Humanistic scholarship is always changing, and its place in departments, fields, and curricula is dynamic: It builds on past scholarship even as it maps out new questions. Incubating fledgling fields of scholarly inquiry has long been a way to make the most of the intellectual assets of the humanities; over the last 100 years, ACLS has convened research planning committees that have worked toward this end. Perhaps the most prominent outcome of past committee work was the development of area studies—the study of the history, culture, and societies of different world regions—beginning in the 1920s. Other fields aided by the work of these committees include African American studies, intellectual history, musicology, the history of religions, and linguistics, especially the study of Indigenous languages.
We at ACLS have been and will continue to be devoted to the work of field building. With funding from the Mellon Foundation, we are in the second year of supporting projects in the areas covered by this report; our Digital Justice program led by Senior Program Officer Keyanah Nurse has been intertwined with the Commission’s work. ACLS is committed to building on this work in both programmatic and policy initiatives.
This report draws together the intellectual and administrative threads of field building in the humanities, highlighting the voices and stories that have been historically marginalized and celebrating the possibilities of digital technologies in carrying out reparative rebalancing of the enterprise.
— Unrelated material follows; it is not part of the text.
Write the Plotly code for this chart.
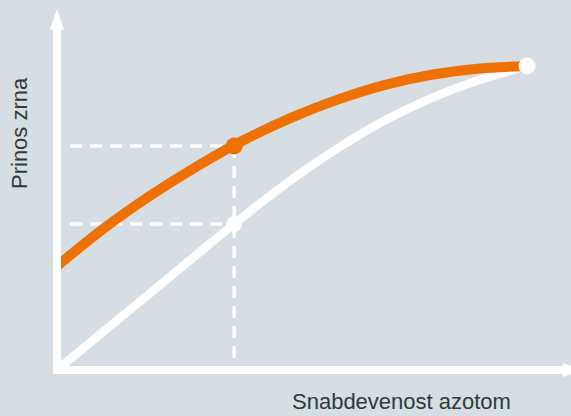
import plotly.graph_objects as go

# ---- data (axis units 0..10) ----
curve_x = [0, 1, 2, 3, 4, 5, 6, 7, 8, 9, 10]
orange_y = [3.42, 4.66, 5.75, 6.72, 7.58, 8.31, 8.91, 9.39, 9.72, 9.92, 10.0]
white_y = [0.0, 1.28, 2.55, 3.83, 5.09, 6.27, 7.32, 8.23, 8.97, 9.55, 10.0]

point_x = [3.77]
orange_point_y = [7.37]
white_point_y = [4.80]
end_x = [10.0]
end_y = [10.0]

dash_start_x = 0.28

x_label = "Snabdevenost azotom"
y_label = "Prinos zrna"

# ---- style ----
BG = "#d6dde3"
ORANGE = "#ee7203"
WHITE = "#ffffff"
TEXT = "#2e3a3b"
FONT = "Liberation Sans, Arial, Helvetica, sans-serif"

x_range = [-1.2128, 10.936]
y_range = [-1.5132, 12.171]
x_axis_end = 10.9
x_arrow_tip = 11.21
y_axis_end = 11.2
y_arrow_tip = 11.88

fig = go.Figure()

# dashed guide lines
for py in (orange_point_y[0], white_point_y[0]):
    fig.add_trace(go.Scatter(
        x=[dash_start_x, point_x[0]], y=[py, py], mode="lines",
        line=dict(color=WHITE, width=3.5, dash="12px,8px"), hoverinfo="skip"))
fig.add_trace(go.Scatter(
    x=[point_x[0], point_x[0]], y=[orange_point_y[0], 0], mode="lines",
    line=dict(color=WHITE, width=3.5, dash="12px,8px"), hoverinfo="skip"))

# curves
fig.add_trace(go.Scatter(x=curve_x, y=white_y, mode="lines",
                         line=dict(color=WHITE, width=8.5, shape="spline", smoothing=0.8)))
fig.add_trace(go.Scatter(x=curve_x, y=orange_y, mode="lines",
                         line=dict(color=ORANGE, width=10, shape="spline", smoothing=0.8)))

# points
fig.add_trace(go.Scatter(x=point_x, y=white_point_y, mode="markers",
                         marker=dict(color=WHITE, size=16, line=dict(width=0))))
fig.add_trace(go.Scatter(x=point_x, y=orange_point_y, mode="markers",
                         marker=dict(color=ORANGE, size=17, line=dict(width=0))))
fig.add_trace(go.Scatter(x=end_x, y=end_y, mode="markers",
                         marker=dict(color=WHITE, size=17, line=dict(width=0))))

# axes (lines + arrowheads)
shapes = [
    dict(type="line", xref="x", yref="y", x0=0, x1=0, y0=-0.13, y1=y_axis_end,
         line=dict(color=WHITE, width=8), layer="above"),
    dict(type="line", xref="x", yref="y", x0=-0.085, x1=x_axis_end, y0=0, y1=0,
         line=dict(color=WHITE, width=8), layer="above"),
    dict(type="path", xref="x", yref="y", xsizemode="pixel", ysizemode="pixel",
         xanchor=0, yanchor=y_arrow_tip, path="M0,0 L-7,-21 L7,-21 Z",
         fillcolor=WHITE, line=dict(width=0), layer="above"),
    dict(type="path", xref="x", yref="y", xsizemode="pixel", ysizemode="pixel",
         xanchor=x_arrow_tip, yanchor=0, path="M0,0 L-21,7 L-21,-7 Z",
         fillcolor=WHITE, line=dict(width=0), layer="above"),
]

annotations = [
    dict(text=y_label, xref="paper", yref="paper", x=19 / 571, y=1 - 133 / 416,
         xanchor="center", yanchor="middle", textangle=-90, showarrow=False,
         font=dict(family=FONT, size=22, color=TEXT)),
    dict(text=x_label, xref="paper", yref="paper", x=401 / 571, y=0,
         xanchor="center", yanchor="bottom", showarrow=False,
         font=dict(family=FONT, size=22, color=TEXT)),
]

fig.update_layout(
    width=571, height=416,
    margin=dict(l=0, r=0, t=0, b=0, pad=0),
    paper_bgcolor=BG, plot_bgcolor=BG,
    showlegend=False,
    xaxis=dict(range=x_range, visible=False, fixedrange=True),
    yaxis=dict(range=y_range, visible=False, fixedrange=True),
    shapes=shapes, annotations=annotations,
)

fig.write_html("out.html", config={"displayModeBar": False},
               post_script="document.body.style.margin='0';")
The Commission is an extraordinary, forward-looking group whose varied accomplishments and expertise remind us of the many complex elements of communication, organization, and vision needed to ensure the creation and dissemination of new knowledge. I heartily thank its 21 members for their time and wisdom. This report will help guide how we tell the world’s stories through digital technology, now and in the future. All of us at ACLS stand ready to spread its insights and support its recommendations.